Personal details
- Born: 2 February 1948
- Died: 5 January 2021 (aged 72) East London, Eastern Cape
- Party: United Congress (2013–2021)
- Other political affiliations: Congress of the People (2008–2013) African National Congress (1972–2008)
- Occupation: Politician; Anti-apartheid activist;

= Mluleki George =

South African politician (1948–2021)

Mluleki Editor George (2 February 1948 – 5 January 2021) was a South African activist, politician and sports administrator. He served as a Deputy Minister of Defence from 2004 to 2008.

==Political career==
George joined the banned African National Congress (ANC) in 1972, and was arrested by the apartheid government, and sentenced to five years in prison in 1978, some of which he spent on Robben Island. On his release, he was a founder member of the United Democratic Front in 1983.

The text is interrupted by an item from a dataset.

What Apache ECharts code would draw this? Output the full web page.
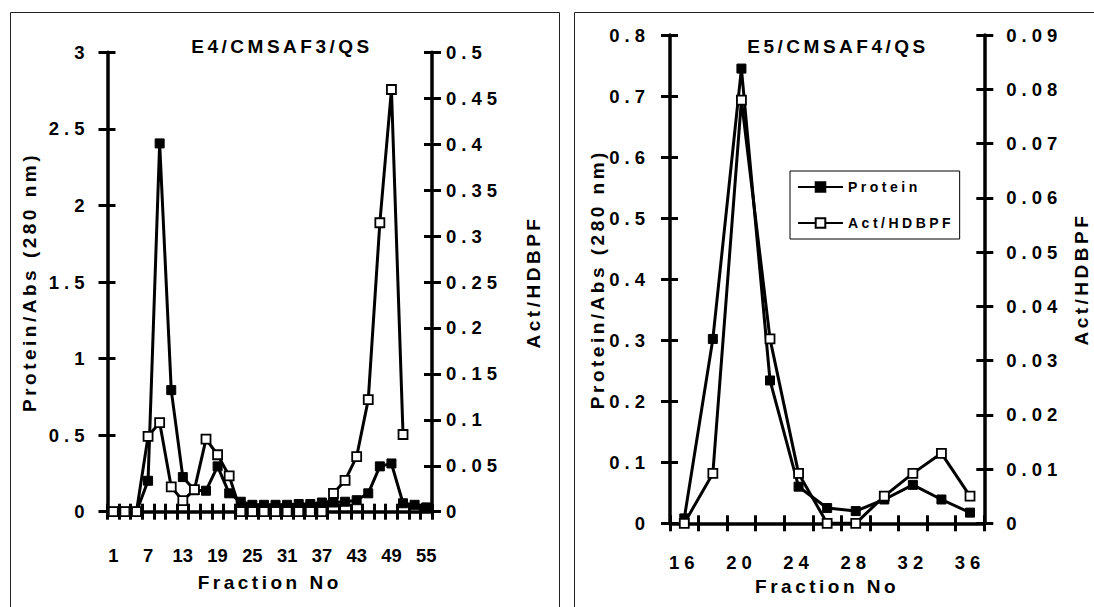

He was elected as a Member of the National Assembly of South Africa for the ANC in the first non-racial elections in 1994, and remained in the role until 2013. Originally elected as a member of the ANC, he along with a number of other Thabo Mbeki supporters, he joined the breakaway Congress of the People after the election of Jacob Zuma as party president in 2008.

He served as treasurer-general of the Congress of the People.

In 2013, disillusioned by the leadership of leader Mosiuoa Lekota, he founded a new political party, the United Congress, which he said would restore the moral fibre of society.

==Sport career==
George had a long career in sports administration, with his first high-profile role being president of the Border Rugby Union. He held this role until 1976, when he was arrested. After his release from prison, he was again elected president, and remained in the position from 1986 to 1991.

George was a founder member of the National Sports Council in 1988, a founder and executive member of the National Olympic Committee of South Africa in 1989, and chairperson of the South African Football Association for the first year of its existence, from 1991.

He was president of the National Sports Council and United Border Rugby Union from 1991 to 2001, a vice-president of the South African Rugby Football Union from 1993 until 1998 and a member of the International Rugby Board from 1994 to 1997.

George was a board member of South African Rugby Union from 2003.

==Death==
George died from COVID-19 on 5 January 2021, during the COVID-19 pandemic in South Africa. He was 72 years old.